IMF chief urges China to boost growth with ‘pro-market reforms’
The head of the International Monetary Fund on Sunday called on China to implement “a comprehensive package of pro-market reforms” to boost a sluggish economy beset by a housing market crisis, low domestic demand and persistently high youth unemployment.
Chinese policymakers have so far resisted calls to juice the economy through massive government stimulus, instead stressing the need to pivot towards “high-quality” growth.
Speaking at the China Development Forum in Beijing on Sunday, IMF managing director Kristalina Georgieva said the “transition from high rates to high quality of growth is the right fork in the road to take and China is determined to do so”.
The Bulgarian economist warned that “this transformation would not be easy”, but argued that “with a comprehensive package of pro-market reforms, China could grow considerably faster than a status quo scenario”, according to an official transcript of her speech.
Beijing should take “decisive steps” to reduce the amount of unfinished housing and give more space for “market-based corrections” in the crucial but heavily indebted real-estate sector, Georgieva said.
Authorities should also boost “the spending power of individuals and families” by beefing up China’s pension system and taking other steps to hone its vast social security apparatus, she added.

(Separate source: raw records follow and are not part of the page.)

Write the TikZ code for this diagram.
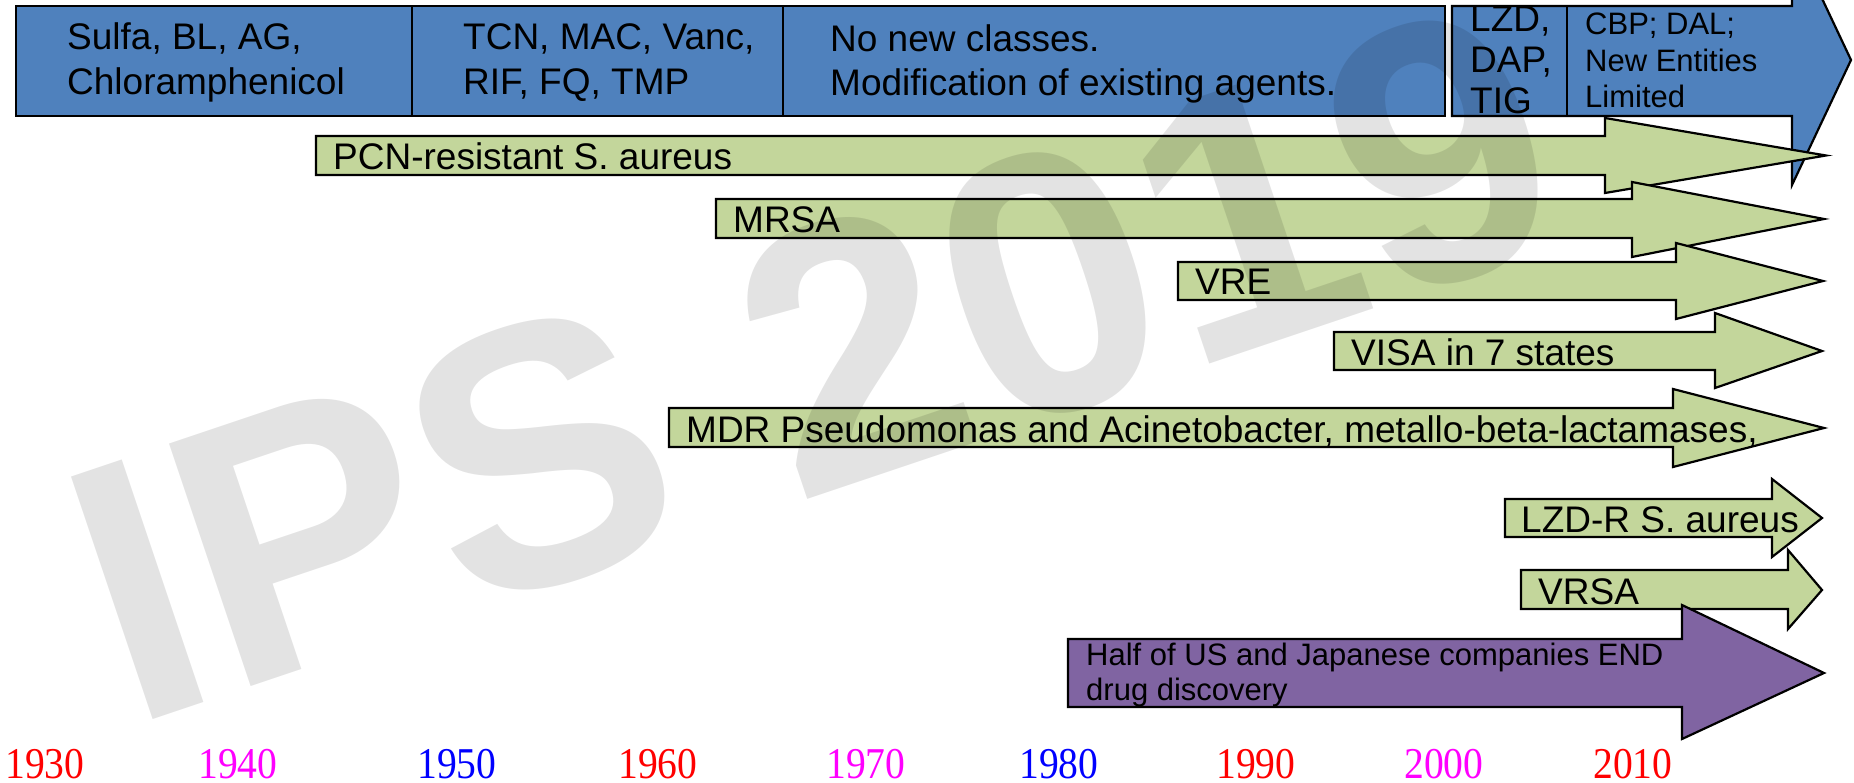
\documentclass[tikz,border=0pt]{standalone}
\usepackage{fontspec}
\setmainfont{Liberation Sans}
\newfontfamily\yearfont[FakeStretch=0.9]{Liberation Serif}
\definecolor{boxblue}{HTML}{4F81BD}
\definecolor{lgreen}{HTML}{C3D69B}
\definecolor{purp}{HTML}{8064A2}
\definecolor{yred}{HTML}{FF0000}
\definecolor{ymag}{HTML}{FF00FF}
\definecolor{yblue}{HTML}{0000FF}
% style, x0, shaft top, shaft bottom, head back x, head top, head bottom, tip x, tip y
\newcommand{\tlarrow}[9]{\draw[#1] (#2,#3) -- (#5,#3) -- (#5,#6) -- (#8,#9) -- (#5,#7) -- (#5,#4) -- (#2,#4) -- cycle;}
\begin{document}
\begin{tikzpicture}[x=1pt,y=-1pt,
  shp/.style={draw=black,line width=2.2pt,line join=miter},
  garrow/.style={shp,fill=lgreen},
  lbl/.style={anchor=base west,inner sep=0pt,font=\fontsize{37}{44}\selectfont},
  small/.style={anchor=base west,inner sep=0pt,font=\fontsize{31}{36}\selectfont},
  yr/.style={anchor=base west,inner sep=0pt,font=\yearfont\fontsize{44}{48}\selectfont}]
\useasboundingbox (0,0) rectangle (1854,783);
\clip (0,0) rectangle (1854,783);
\fill[white] (0,0) rectangle (1854,783);

% top blue bar
\draw[shp,fill=boxblue] (16,6) rectangle (412,116);
\draw[shp,fill=boxblue] (412,6) rectangle (783,116);
\draw[shp,fill=boxblue] (783,6) rectangle (1445,116);
\tlarrow{shp,fill=boxblue}{1452}{6}{116}{1792}{-65}{185}{1851}{60}
\draw[shp] (1567,6) -- (1567,116);

\node[lbl] (t1a) at (67,50) {Sulfa, BL, AG,};
\node[lbl] (t1b) at (67,95) {Chloramphenicol};
\node[lbl] (t2a) at (463,50) {TCN, MAC, Vanc,};
\node[lbl] (t2b) at (463,95) {RIF, FQ, TMP};
\node[lbl] (t3a) at (830,52) {No new classes.};
\node[lbl] (t3b) at (830,96) {Modification of existing agents.};
\node[lbl] (t4a) at (1470,32) {LZD,};
\node[lbl] (t4b) at (1470,73) {DAP,};
\node[lbl] (t4c) at (1470,114) {TIG};
\node[small] (t5a) at (1585,35) {CBP; DAL;};
\node[small] (t5b) at (1585,72) {New Entities};
\node[small] (t5c) at (1585,108) {Limited};

% green arrows
\tlarrow{garrow}{316}{136}{175}{1605}{118}{193}{1826}{155.5}
\node[lbl] (pcn) at (333,170) {PCN-resistant S. aureus};
\tlarrow{garrow}{716}{199}{238}{1632}{182}{257}{1824}{219}
\node[lbl] (mrsa) at (733,233) {MRSA};
\tlarrow{garrow}{1178}{262}{300}{1676}{243}{319}{1823}{281}
\node[lbl] (vre) at (1195,295) {VRE};
\tlarrow{garrow}{1334}{332}{370}{1715}{313}{388}{1822}{351}
\node[lbl] (visa) at (1351,365) {VISA in 7 states};
\tlarrow{garrow}{669}{408}{447}{1673}{389}{467}{1824}{428}
\node[lbl] (mdr) at (686,442) {MDR Pseudomonas and Acinetobacter, metallo-beta-lactamases,};
\tlarrow{garrow}{1505}{499}{537}{1772}{479}{557}{1822}{518}
\node[lbl] (lzdr) at (1521,532) {LZD-R S. aureus};
\tlarrow{garrow}{1521}{570}{609}{1788}{550}{629}{1822}{590}
\node[lbl] (vrsa) at (1538,604) {VRSA};

% purple arrow
\tlarrow{shp,fill=purp}{1068}{639}{707}{1682}{605}{739}{1824}{673}
\node[small] (half1) at (1086,665) {Half of US and Japanese companies END};
\node[small] (half2) at (1086,700) {drug discovery};

% years
\node[yr,text=yred]  (y1930) at (5,778) {1930};
\node[yr,text=ymag]  (y1940) at (198,778) {1940};
\node[yr,text=yblue] (y1950) at (417,778) {1950};
\node[yr,text=yred]  (y1960) at (618,778) {1960};
\node[yr,text=ymag]  (y1970) at (826,778) {1970};
\node[yr,text=yblue] (y1980) at (1019,778) {1980};
\node[yr,text=yred]  (y1990) at (1216,778) {1990};
\node[yr,text=ymag]  (y2000) at (1404,778) {2000};
\node[yr,text=yred]  (y2010) at (1593,778) {2010};

% watermark
\node[anchor=base west,inner sep=0pt,rotate=18.6,text=black,text opacity=0.11,
  font=\fontsize{372}{400}\selectfont\bfseries] (wm) at (129,728) {IPS 2019};
\end{tikzpicture}
\end{document}
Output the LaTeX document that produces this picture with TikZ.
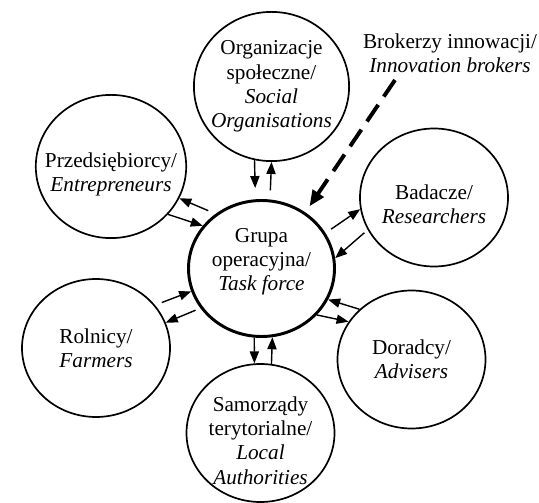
\documentclass[tikz,border=0pt]{standalone}
\usepackage{fontspec}
\setmainfont{Liberation Serif}
\usetikzlibrary{shapes.geometric, arrows.meta}
\tikzstyle{member} = [ellipse, draw=black, line width=1.2pt, minimum width=3.7cm, minimum height=3.45cm]
\tikzstyle{group} = [ellipse, draw=black, line width=2.1pt, minimum width=3.65cm, minimum height=3.4cm]
\tikzstyle{txt} = [align=center]
\tikzstyle{arrow} = [line width=1pt, -{Triangle[length=0.3cm, width=0.23cm]}]
\tikzstyle{brokerarrow} = [line width=2.8pt, dash pattern=on 0.5cm off 0.25cm, -{Triangle[length=0.4cm, width=0.32cm]}]

\begin{document}
\begin{tikzpicture}[font=\fontsize{15.1pt}{17.2pt}\selectfont]
\useasboundingbox (0,0) rectangle (13.475,12.55);

\node (grupa) [group, label={[txt, yshift=0.17cm]center:{Grupa\\operacyjna/\\\textit{Task force}}}] at (6.5375,5.8375) {};
\node (org) [member, minimum width=3.88cm, minimum height=3.73cm, label={[txt]center:{Organizacje\\społeczne/\\\textit{Social}\\\textit{Organisations}}}] at (6.7875,10.3875) {};
\node (prz) [member, minimum width=3.76cm, minimum height=3.58cm, label={[txt, yshift=-0.2cm]center:{Przedsiębiorcy/\\\textit{Entrepreneurs}}}] at (2.775,8.3875) {};
\node (bad) [member, label={[txt, yshift=-0.16cm]center:{Badacze/\\\textit{Researchers}}}] at (10.85,7.6125) {};
\node (dor) [member, label={[txt]center:{Doradcy/\\\textit{Advisers}}}] at (10.2875,3.5625) {};
\node (rol) [member, label={[txt]center:{Rolnicy/\\\textit{Farmers}}}] at (2.4,3.85) {};
\node (sam) [member, label={[txt, yshift=-0.19cm]center:{Samorządy\\terytorialne/\\\textit{Local}\\\textit{Authorities}}}] at (6.5125,1.725) {};

\node (brok) [txt] at (11.25,11.225) {Brokerzy innowacji/\\\textit{Innovation brokers}};
\coordinate (bstart) at (9.875,10.55);

% grupa <-> partners
\draw [arrow, shorten >=0.28cm] (org.257) -- (grupa.95);
\draw [arrow, shorten <=0.23cm] (grupa.83) -- (org.270);

\draw [arrow, shorten <=0.2cm] (grupa.130) -- (prz.335);
\draw [arrow] (prz.320) -- (grupa.144);

\draw [arrow, shorten <=0.17cm] (grupa.29) -- (bad.189);
\draw [arrow, shorten <=0.11cm] (bad.206) -- (grupa.8);

\draw [arrow, shorten <=0.18cm] (rol.36) -- (grupa.198);
\draw [arrow, shorten <=0.13cm] (grupa.213) -- (rol.20);

\draw [arrow] (dor.136) -- (grupa.335);
\draw [arrow] (grupa.320) -- (dor.149);

\draw [arrow] (grupa.264) -- (sam.95);
\draw [arrow] (sam.81) -- (grupa.279);

% brokers
\draw [brokerarrow, shorten >=0.18cm] (bstart) -- (grupa.52);

\end{tikzpicture}
\end{document}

Georgieva also pushed China to strengthen “the business environment and (ensure) a level playing field between private and state-owned enterprises”, a long-standing demand of overseas business groups operating in the Asian nation.
Top Chinese politicians have been outwardly bullish on the economy, with Premier Li Qiang telling Sunday’s forum that Beijing would “take practical, effective actions to promote high-quality development and inject positive energy… into the global economic recovery”.
But GDP growth rates in China have been trending downward for years, and Beijing this month set an annual target of “around five percent” — significantly lower than the breakneck expansion rates that powered the country’s meteoric rise to prosperity.
Sunday’s forum was attended by some of the world’s highest-profile business figures, including Apple’s Tim Cook.
The CEO of the United States’ largest smartphone empire was in Shanghai to open a new Apple store this week, and on Friday discussed the company’s expansion plans in China with the country’s commerce minister, Wang Wentao.